UK police bust Chip and PIN crime factory

UK police bust Chip and PIN crime factory

Officers from the UK's Dedicated Cheque and Plastic Crime Unit (DCPCU) have raided a counterfeit card factory in Birmingham and seized equipment that could be used to compromise retailer Chip & PIN terminals.

Two suspects have been arrested and charged with conspiracy to defraud.

The DCPCU says early indications suggest these criminals have been tampering with retailers' chip and PIN terminals in order to steal card transaction data and PINs.

Equipment needed to steal card details and make counterfeit cards on a massive scale was found on the premises, including stolen chip and PIN terminals, card account numbers, a card reader and writer, computer software and fake magnetic stripe cards.

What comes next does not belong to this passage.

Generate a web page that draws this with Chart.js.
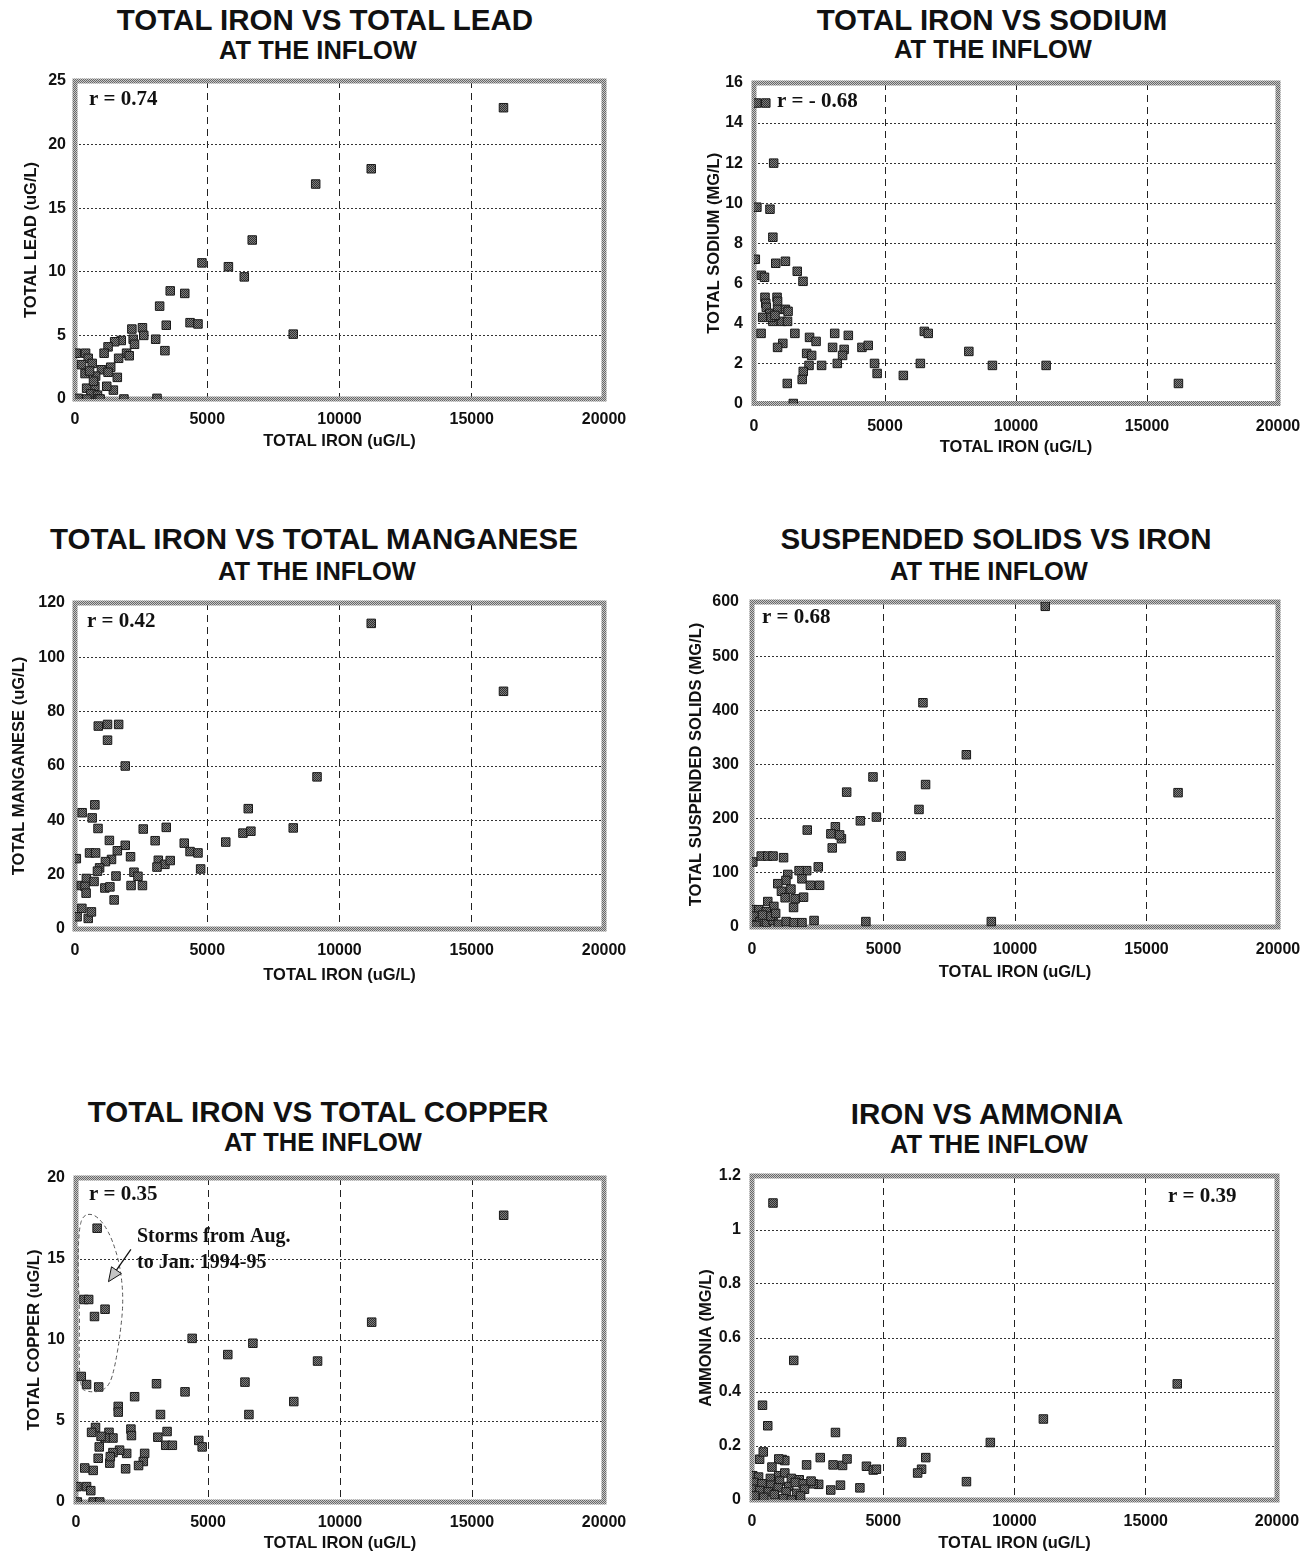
<!DOCTYPE html>
<html><head><meta charset="utf-8">
<script src="https://cdn.jsdelivr.net/npm/chart.js@4.4.0/dist/chart.umd.min.js"></script>
<style>
html,body{margin:0;padding:0;background:#fff}
body{width:1316px;height:1553px;position:relative;overflow:hidden}
canvas{position:absolute}
.t{position:absolute;font-family:"Liberation Sans",Arial,sans-serif;font-weight:bold;color:#111;white-space:nowrap;transform:translate(-50%,-50%);line-height:1}
.t1{font-size:29.5px}.t2{font-size:25.5px}
</style></head><body>
<div class="t t1" style="left:325px;top:20px">TOTAL IRON VS TOTAL LEAD</div>
<div class="t t2" style="left:318px;top:51px">AT THE INFLOW</div>
<div class="t t1" style="left:992px;top:20px">TOTAL IRON VS SODIUM</div>
<div class="t t2" style="left:993px;top:50px">AT THE INFLOW</div>
<div class="t t1" style="left:314px;top:539px">TOTAL IRON VS TOTAL MANGANESE</div>
<div class="t t2" style="left:317px;top:572px">AT THE INFLOW</div>
<div class="t t1" style="left:996px;top:539px">SUSPENDED SOLIDS VS IRON</div>
<div class="t t2" style="left:989px;top:572px">AT THE INFLOW</div>
<div class="t t1" style="left:318px;top:1112px">TOTAL IRON VS TOTAL COPPER</div>
<div class="t t2" style="left:323px;top:1143px">AT THE INFLOW</div>
<div class="t t1" style="left:987px;top:1114px">IRON VS AMMONIA</div>
<div class="t t2" style="left:989px;top:1145px">AT THE INFLOW</div>
<script>
// ---------- DATA ----------
const xTicks = [0, 5000, 10000, 15000, 20000];

const ironLead = [16200,11200,9100,6700,4800,5800,6400,8250,3600,4150,3200,4350,4650,3450,3400,3050,3100,2550,2600,2150,2200,2250,1750,1500,1950,2050,1650,1250,1100,1350,1000,1250,1600,1450,1850,1200,50,400,500,250,650,380,780,750,440,600,850,120,450,880,700,550,950];
const lead = [22.9,18.1,16.9,12.5,10.7,10.4,9.6,5.1,8.5,8.3,7.3,6.0,5.9,5.8,3.8,4.7,0.05,5.6,5.0,5.5,4.7,4.3,4.6,4.5,3.6,3.4,3.2,4.1,3.6,2.5,2.3,2.1,1.7,0.7,0.0,1.0,3.6,3.6,3.2,2.7,2.8,2.0,1.8,1.0,0.85,0.4,0.3,0.05,0.0,0.0,1.4,2.2,0.0];

const ironNa = [100,450,750,110,610,720,50,830,1200,1650,1870,280,400,420,880,450,900,470,600,900,1200,1300,330,720,1050,1280,650,800,270,1560,1100,900,2120,2370,3080,3600,3000,3440,3380,4120,4360,2010,2200,2100,2580,3180,4600,4700,1880,1840,1270,1500,5700,6350,6500,6650,8200,9100,11150,16200];
const sodium = [15.0,15.0,12.0,9.8,9.7,8.3,7.2,7.0,7.1,6.6,6.1,6.4,6.3,5.3,5.3,5.0,5.1,4.8,4.5,4.7,4.7,4.6,4.3,4.1,4.1,4.1,4.3,4.4,3.5,3.5,3.0,2.8,3.3,3.1,3.5,3.4,2.8,2.7,2.4,2.8,2.9,2.5,2.4,1.9,1.9,2.0,2.0,1.5,1.6,1.2,1.0,0.0,1.4,2.0,3.6,3.5,2.6,1.9,1.9,1.0];

const ironMn = [11200,16200,9150,6550,6350,6650,8250,5700,4130,4350,4650,4750,3450,2580,3030,3150,3400,3600,3100,2550,2120,2230,2380,1900,2100,1600,1900,1650,1230,880,1230,1300,870,750,650,270,550,780,1380,1150,930,850,50,240,430,380,420,720,1130,1320,1550,1480,260,80,500,620];
const manganese = [112.5,87.5,56,44.3,35.3,36,37.2,32,31.6,28.5,28,22.1,37.4,36.8,32.5,25.3,23.8,25.2,22.8,16,16,20.9,19.4,30.8,26.6,28.8,60,75.3,75.3,74.7,69.5,32.6,37,45.7,40.9,42.8,28,28,25.6,24.8,22.5,21.3,25.9,16,18.6,15.7,13.2,17.5,15.1,15.5,19.5,10.7,7.6,4.5,3.9,6.3];

const ironTss = [11150,6500,8150,16200,4600,6600,3600,6350,4730,4120,2100,3170,3000,3400,3330,3050,5670,30,350,600,800,1200,2520,2080,1790,1360,1900,1290,2220,2570,980,1480,1120,1260,1640,1960,1580,600,830,20,260,540,80,2360,4330,9100,300,550,800,1000,1300,1600,1900,150,700,400,900];
const tss = [592,414,318,248,277,263,249,217,203,196,179,185,172,163,170,146,131,120,131,131,131,128,111,104,104,97,89,86,77,77,80,70,66,54,52,55,36,47,38,32,32,28,20,12,10,10,10,8,12,5,10,8,8,3,20,22,25];

const ironCu = [16200,11200,9150,8250,6700,6400,6550,5750,4400,4130,4650,4780,3050,3200,3100,3450,3400,3650,2220,2080,2100,2600,2550,2370,1880,1920,1600,1600,1650,1400,1250,1400,1100,1280,1300,880,950,740,590,840,650,330,40,400,560,50,650,900,200,400,860,300,480,700,1100,800];
const copper = [17.7,11.1,8.7,6.2,9.8,7.4,5.4,9.1,10.1,6.8,3.8,3.4,7.3,5.4,4.0,4.35,3.5,3.5,6.5,4.5,4.1,3.0,2.5,2.25,2.05,3.0,5.9,5.55,3.2,3.05,4.3,3.95,3.95,2.4,2.8,3.4,4.05,4.6,4.3,2.7,1.95,2.1,0.95,0.95,0.7,0,0,0,7.75,7.25,7.1,12.5,12.5,11.45,11.9,16.9];

const ironNh3 = [800,1590,16200,11100,9080,5700,3180,400,600,6620,6460,6310,8170,4360,4620,4740,4110,3370,3000,3090,3450,3620,2080,2600,2540,2330,1150,1250,1020,760,290,430,30,250,700,1020,1250,1500,1800,80,380,720,1050,1400,1650,1950,2250,50,300,620,1000,1300,1700,2000,100,450,850,1200,1500,1850];
const ammonia = [1.10,0.517,0.43,0.30,0.213,0.215,0.25,0.351,0.275,0.157,0.114,0.100,0.068,0.125,0.111,0.114,0.045,0.055,0.037,0.13,0.128,0.152,0.13,0.157,0.058,0.06,0.15,0.146,0.152,0.122,0.151,0.178,0.09,0.085,0.08,0.09,0.1,0.08,0.075,0.065,0.06,0.055,0.07,0.05,0.065,0.06,0.07,0.04,0.035,0.03,0.045,0.03,0.025,0.04,0.015,0.01,0.02,0.005,0.0,0.015];

const rValues = ['r = 0.74', 'r = - 0.68', 'r = 0.42', 'r = 0.68', 'r = 0.35', 'r = 0.39'];
const stormNote = ['Storms from Aug.', 'to Jan. 1994-95'];

// ---------- STYLE HELPERS ----------
function pattern(a, b) {
  const c = document.createElement('canvas'); c.width = 2; c.height = 2;
  const g = c.getContext('2d');
  g.fillStyle = a; g.fillRect(0, 0, 2, 2);
  g.fillStyle = b; g.fillRect(0, 0, 1, 1); g.fillRect(1, 1, 1, 1);
  return g.createPattern(c, 'repeat');
}
const markFill = pattern('#7e7e7e', '#303030');
const frameFill = pattern('#c8c8c8', '#686868');
const SANS = '"Liberation Sans", Arial, sans-serif';
const SERIF = '"Liberation Serif", "Times New Roman", serif';

const framePlugin = {
  id: 'frame',
  beforeDatasetsDraw(chart) {
    const { ctx, chartArea: a } = chart;
    ctx.save();
    ctx.lineWidth = 5;
    ctx.strokeStyle = frameFill;
    ctx.strokeRect(a.left, a.top, a.right - a.left, a.bottom - a.top);
    ctx.restore();
  }
};

function notePlugin(o) {
  return {
    id: 'note',
    afterDatasetsDraw(chart) {
      const { ctx } = chart;
      ctx.save();
      ctx.fillStyle = '#111';
      ctx.font = 'bold 21px ' + SERIF;
      ctx.textBaseline = 'middle';
      ctx.textAlign = 'left';
      ctx.fillText(o.r, o.rx - o.x, o.ry - o.y);
      if (o.storm) {
        const xs = chart.scales.x, ys = chart.scales.y;
        const P = p => [xs.getPixelForValue(p[0]), ys.getPixelForValue(p[1])];
        const loop = [[260,17.7],[650,17.8],[1050,17.2],[1400,16.1],[1680,14.5],[1800,12.5],[1680,10.4],[1480,8.4],[1270,7.2],[900,6.8],[450,6.8],[170,7.0],[110,9.0],[140,11.5],[70,14.5],[110,16.8],[260,17.7]].map(P);
        ctx.beginPath();
        ctx.setLineDash([4, 3]);
        ctx.strokeStyle = '#555';
        ctx.lineWidth = 1;
        ctx.moveTo((loop[0][0] + loop[1][0]) / 2, (loop[0][1] + loop[1][1]) / 2);
        for (let i = 1; i < loop.length - 1; i++) {
          const m = [(loop[i][0] + loop[i + 1][0]) / 2, (loop[i][1] + loop[i + 1][1]) / 2];
          ctx.quadraticCurveTo(loop[i][0], loop[i][1], m[0], m[1]);
        }
        ctx.quadraticCurveTo(loop[0][0], loop[0][1], (loop[0][0] + loop[1][0]) / 2, (loop[0][1] + loop[1][1]) / 2);
        ctx.stroke();
        ctx.setLineDash([]);
        // arrow
        const s = P([2080, 15.6]), t = P([1230, 13.6]);
        const ang = Math.atan2(t[1] - s[1], t[0] - s[0]);
        const L = 14, W = 6;
        const bx = t[0] - L * Math.cos(ang), by = t[1] - L * Math.sin(ang);
        ctx.strokeStyle = '#111'; ctx.lineWidth = 1.3;
        ctx.beginPath(); ctx.moveTo(s[0], s[1]); ctx.lineTo(bx, by); ctx.stroke();
        ctx.beginPath();
        ctx.moveTo(t[0], t[1]);
        ctx.lineTo(bx + W * Math.sin(ang), by - W * Math.cos(ang));
        ctx.lineTo(bx - W * Math.sin(ang), by + W * Math.cos(ang));
        ctx.closePath();
        ctx.fillStyle = '#c4c4c4'; ctx.fill(); ctx.lineWidth = 1; ctx.stroke();
        ctx.fillStyle = '#111';
        ctx.font = 'bold 20px ' + SERIF;
        ctx.fillText(o.storm[0], 137 - o.x, 1237 - o.y);
        ctx.fillText(o.storm[1], 137 - o.x, 1263 - o.y);
      }
      ctx.restore();
    }
  };
}

function build(o) {
  const cv = document.createElement('canvas');
  cv.width = o.w; cv.height = o.h;
  cv.style.left = o.x + 'px'; cv.style.top = o.y + 'px';
  cv.style.width = o.w + 'px'; cv.style.height = o.h + 'px';
  document.body.appendChild(cv);
  const XH = 56;
  const yw = o.ca[0] - o.x;
  const pad = { left: 0, right: o.x + o.w - o.ca[1], top: o.ca[2] - o.y, bottom: o.y + o.h - o.ca[3] - XH };
  const tickFont = { family: SANS, size: 16, weight: 'bold', lineHeight: 1.2 };
  const titleFont = { family: SANS, size: 16.5, weight: 'bold', lineHeight: 1.2 };
  new Chart(cv, {
    type: 'scatter',
    data: { datasets: [{
      data: o.xs.map((v, i) => ({ x: v, y: o.ys[i] })),
      pointStyle: 'rect', pointRadius: 6, pointHoverRadius: 6,
      backgroundColor: markFill, borderColor: '#1a1a1a', borderWidth: 1
    }] },
    options: {
      responsive: false, devicePixelRatio: 1, animation: false, events: [],
      layout: { padding: pad },
      plugins: { legend: { display: false }, tooltip: { enabled: false } },
      scales: {
        x: {
          type: 'linear', min: 0, max: 20000,
          afterFit: s => { s.height = XH; },
          afterBuildTicks: s => { s.ticks = xTicks.map(v => ({ value: v })); },
          ticks: { callback: v => String(v), font: tickFont, color: '#111', padding: o.xlab - o.ca[3] - 9.6, maxRotation: 0, autoSkip: false },
          grid: { drawTicks: false, lineWidth: 1, color: c => (c.tick && (c.tick.value === 0 || c.tick.value === 20000)) ? 'rgba(0,0,0,0)' : '#222' },
          border: { display: false, dash: [7, 5] },
          title: { display: true, text: 'TOTAL IRON (uG/L)', font: titleFont, color: '#111', padding: { top: 0, bottom: Math.max(0, o.ca[3] + XH - 9.9 - o.xtit) } }
        },
        y: {
          min: 0, max: o.ymax,
          afterFit: s => { s.width = yw; },
          afterBuildTicks: s => { s.ticks = o.yt.map(v => ({ value: v })); },
          ticks: { callback: v => String(Math.round(v * 10) / 10), font: tickFont, color: '#111', padding: o.ypad },
          grid: { drawTicks: false, lineWidth: 1, color: c => (c.tick && (c.tick.value === 0 || c.tick.value === o.ymax)) ? 'rgba(0,0,0,0)' : '#333' },
          border: { display: false, dash: [2, 2] },
          title: { display: true, text: o.ytitle, font: titleFont, color: '#111', padding: { top: o.ytx - o.x - 9.9, bottom: 0 } }
        }
      }
    },
    plugins: [framePlugin, notePlugin(o)]
  });
}

build({ x: 0, y: 0, w: 658, h: 480, ca: [75, 604, 81, 399], xs: ironLead, ys: lead, ymax: 25, yt: [0,5,10,15,20,25],
  ytitle: 'TOTAL LEAD (uG/L)', ytx: 31, ypad: 9, xlab: 420, xtit: 441, r: rValues[0], rx: 89, ry: 100 });
build({ x: 658, y: 0, w: 658, h: 480, ca: [754, 1278, 83, 403.5], xs: ironNa, ys: sodium, ymax: 16, yt: [0,2,4,6,8,10,12,14,16],
  ytitle: 'TOTAL SODIUM (MG/L)', ytx: 714, ypad: 11, xlab: 427, xtit: 447, r: rValues[1], rx: 777, ry: 102 });
build({ x: 0, y: 520, w: 658, h: 480, ca: [75, 604, 603, 929], xs: ironMn, ys: manganese, ymax: 120, yt: [0,20,40,60,80,100,120],
  ytitle: 'TOTAL MANGANESE (uG/L)', ytx: 19, ypad: 10, xlab: 951, xtit: 975, r: rValues[2], rx: 87, ry: 622 });
build({ x: 658, y: 520, w: 658, h: 480, ca: [752, 1278, 602, 927], xs: ironTss, ys: tss, ymax: 600, yt: [0,100,200,300,400,500,600],
  ytitle: 'TOTAL SUSPENDED SOLIDS (MG/L)', ytx: 696, ypad: 13, xlab: 950, xtit: 972, r: rValues[3], rx: 762, ry: 618 });
build({ x: 0, y: 1080, w: 658, h: 480, ca: [76, 604, 1178, 1502], xs: ironCu, ys: copper, ymax: 20, yt: [0,5,10,15,20],
  ytitle: 'TOTAL COPPER (uG/L)', ytx: 34, ypad: 11, xlab: 1523, xtit: 1543, r: rValues[4], rx: 89, ry: 1195, storm: stormNote });
build({ x: 658, y: 1080, w: 658, h: 480, ca: [752, 1277, 1176, 1500], xs: ironNh3, ys: ammonia, ymax: 1.2, yt: [0,0.2,0.4,0.6,0.8,1,1.2],
  ytitle: 'AMMONIA (MG/L)', ytx: 706, ypad: 11, xlab: 1522, xtit: 1543, r: rValues[5], rx: 1168, ry: 1197 });
</script>
</body></html>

With these details, criminals are able to create fake magnetic stripe cards that can be used fraudulently in countries that have yet to roll out chip and PIN. This type of fraud - committed on UK cards abroad - increased 77% last year, totalling £207.6 million, according figures from Apacs.

An Apacs spokesperson told Finextra that the devices recovered from the police raid have been sent for forensic examination.

Detective Chief Inspector John Folan, who heads up the DCPCU, says the arrests are a significant development in the fight against the organised criminal gangs responsible for card fraud.

However Folan also says that to date, "compromised chip and PIN terminals" have been found in around 30 retail outlets across the UK.

Sandra Quinn, director of corporate communications at Apacs, maintains that chip and PIN is "the safest method of payment".

"In the unlikely event a cardholder is an innocent victim of this or any type of fraud, they enjoy excellent protection under The Banking Code, which means that they will not suffer any financial loss," says Quinn.